Here's a great site, via Andrew Sullivan, that collects the newspaper headlines of the day. Yesterday was the day for it. Interesting to see what different editors chose to highlight or headline. There's almost poetry in it:
“A New Era,” “A New Day,” “A New Beginning,” “A New Start,” “A New Hope.”
“Hope Over Fear,” “Hope Meets History,” “History Made Today,” “History in the Making,” “Remaking America.”
“Hello, Mr. President,” “Mr. President,” “The President,” “The 44th President,” “The 44th and the First.”
“President Obama,” “Obama Ovation,” “Obama's Promise,” “Let's GObama,” “The Obama Era Begins.”
“Change,” “Change Has Come,” “The Time Has Come.”

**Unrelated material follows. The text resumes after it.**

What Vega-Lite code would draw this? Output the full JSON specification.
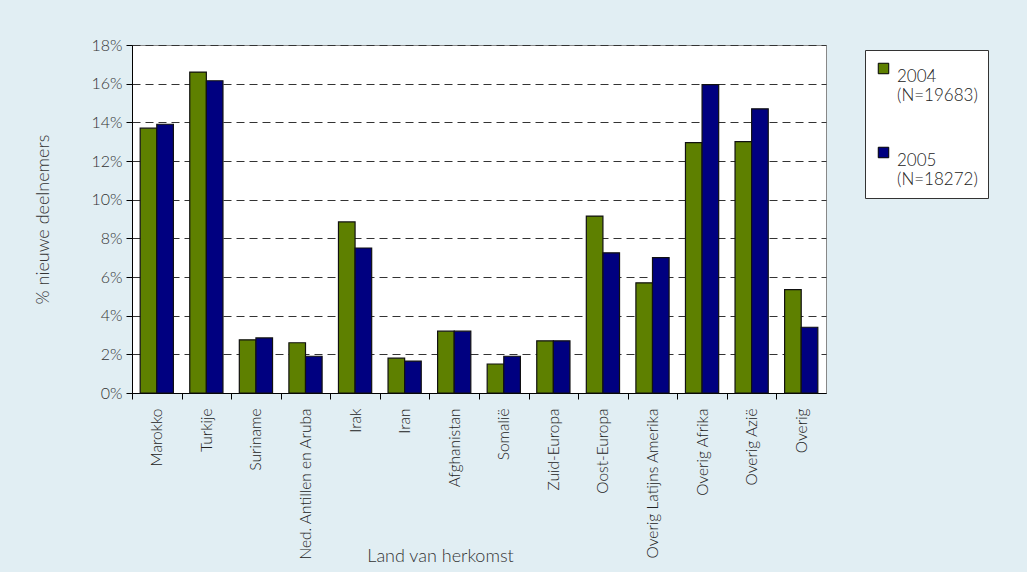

“Face of a Nation”? “Yes, He Is.”
“Mark This Day”: “We Are Ready to Lead.”
There was also this:
It struck a chord and it took me a minute before I remembered why. It's similar to a line in “TimeQuake,” Kurt Vonnegut's last novel. I reviewed it for The Seattle Times in 1997. Back then I wrote:
Just as Billy Pilgrim could get unstuck in time (in “Slaughterhouse-Five”) and gravity could become variable (“Slapstick”), so Kilgore Trout and the world discover in “Timequake” that the universe isn't always expanding. In the year 2001, the universe has second thoughts and contracts, or hiccups, sending everyone back to what they were doing 10 years before.
It's a perverse form of eternal recurrence. Everyone has knowledge of the next decade but is unable to alter it in any fashion. They essentially become prisoners within their own bodies.
Thus, when the universe gets going again, people are unprepared — asleep at the wheel, as it were — and disasters occur. They don't realize that once again they have to drive their cars or fly their airplanes or concentrate on walking straight. So cars crash, planes plummet, people wobble and fall over.
Trout, one of the first to realize what has happened, tries to wake people out of their stupor by shouting, “You have free will!” When this doesn't work, he tells them, “You were sick, but now you are well, and there's work to do!”
It's January 21, 2009. You were sick. But now you are well. And there's work to be done.